Where investors are biting
Activity this year has been strongest in Japan and Australia, which look set to “take back its rightful seats” as the most active markets before the pandemic, according to Li, albeit for different reasons.
“Deal activity in Japan continues to be supported by favorable interest rates and deep capital markets,” says Li. “Meanwhile, the high interest rates in Australia could pressure owners into selling their assets to release capital to reduce their leverage.”
In the first half of 2023, both markets outperformed the rest of Asia Pacific, with Japan and Australia/New Zealand recording $1.54 billion and $820 million in deals respectively, JLL data shows.
Hotels recovery imminent
The recovery — and emergence — of certain segments could further buoy trading performance in the hotels sector. Among the bright spots are assets in the luxury, resorts, and co-living segments, all of which have proven resilient since the pandemic, says Li.
“For instance, resort destinations have traditionally been a niche product, but its strong yield and growth performance are especially appealing to investors now,” Li says.

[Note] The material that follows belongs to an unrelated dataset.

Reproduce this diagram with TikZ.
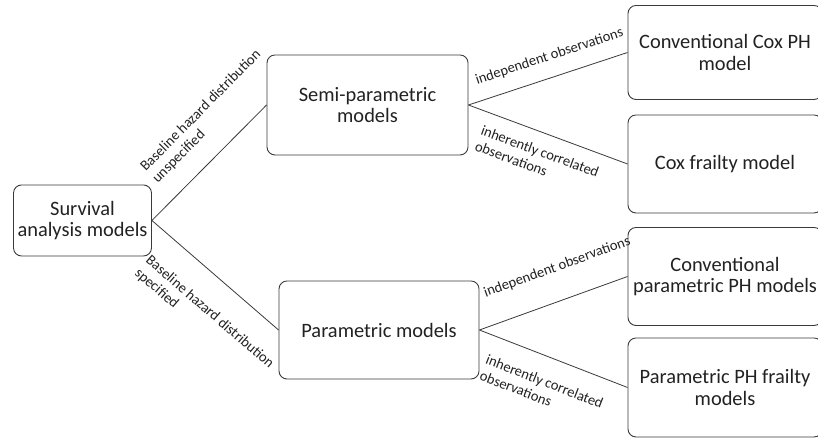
\documentclass[tikz,border=0pt]{standalone}
\usepackage{fontspec}
\setmainfont{Carlito}
\usetikzlibrary{positioning}
\definecolor{ink}{HTML}{222222}
\definecolor{edgegray}{HTML}{3A3A3A}
\tikzset{
  every node/.style={text=ink},
  model/.style={draw=edgegray,line width=0.9pt,rounded corners=8pt,fill=white,align=center,inner sep=4pt,font=\fontsize{20.5}{21.5}\selectfont},
  leaf/.style={model,minimum width=194bp},
  link/.style={draw=edgegray,line width=0.8pt},
  cond/.style={font=\fontsize{14.6}{17}\selectfont,align=left,sloped,inner sep=0pt}
}

\begin{document}
\begin{tikzpicture}[x=1bp,y=1bp]
  \fill[white] (0,0) rectangle (818,439);
  \useasboundingbox (0,0) rectangle (818,439);
  % root and the two families
  \node[model,minimum width=137bp,minimum height=71bp] (surv) at (82.5,218.5) {Survival\\analysis models};
  \node[model,minimum width=201bp,minimum height=100bp] (semi) at (367.5,334) {Semi-parametric\\models};
  \node[model,minimum width=200bp,minimum height=98bp] (param) at (379,109) {Parametric models};
  % leaves (cut at the right edge)
  \node[leaf,minimum height=94bp] (coxph) at (725,386.5) {Conventional Cox PH\\model};
  \node[leaf,minimum height=98bp] (coxfr) at (725,275) {Cox frailty model};
  \node[leaf,minimum height=98bp] (parph) at (725,162.5) {Conventional\\parametric PH models};
  \node[leaf,minimum height=99bp] (parfr) at (725,51.5) {Parametric PH frailty\\models};
  \draw[link] (surv.east) -- node[cond,above=19bp,pos=0.69]{Baseline hazard distribution\\unspecified} (semi.west);
  \draw[link] (surv.east) -- node[cond,below=25bp,pos=0.62]{Baseline hazard distribution\\specified} (param.west);
  \draw[link] (semi.east) -- node[cond,above=14bp,pos=0.55]{independent observations} (coxph.west);
  \draw[link] (semi.east) -- node[cond,below=13bp,pos=0.49]{inherently correlated\\observations} (coxfr.west);
  \draw[link] (param.east) -- node[cond,above=26bp,pos=0.6]{independent observations} (parph.west);
  \draw[link] (param.east) -- node[cond,below=19bp,pos=0.5]{inherently correlated\\observations} (parfr.west);
\end{tikzpicture}
\end{document}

A prime example is Phuket, where average room rates in January surged 50% relative to 2019 levels to reach THB 9,000 ($264), according to JLL.
“We expect to see more specific opportunities emerge in some destinations across Asia Pacific, where prices have been adjusted downwards, enabling interested parties to reconsider,” says Ercan.
“Investors remain very committed to the Asia Pacific hospitality sector and we see ongoing appetite among buyers to invest in key markets and strategic assets, with the ability to deploy capital.”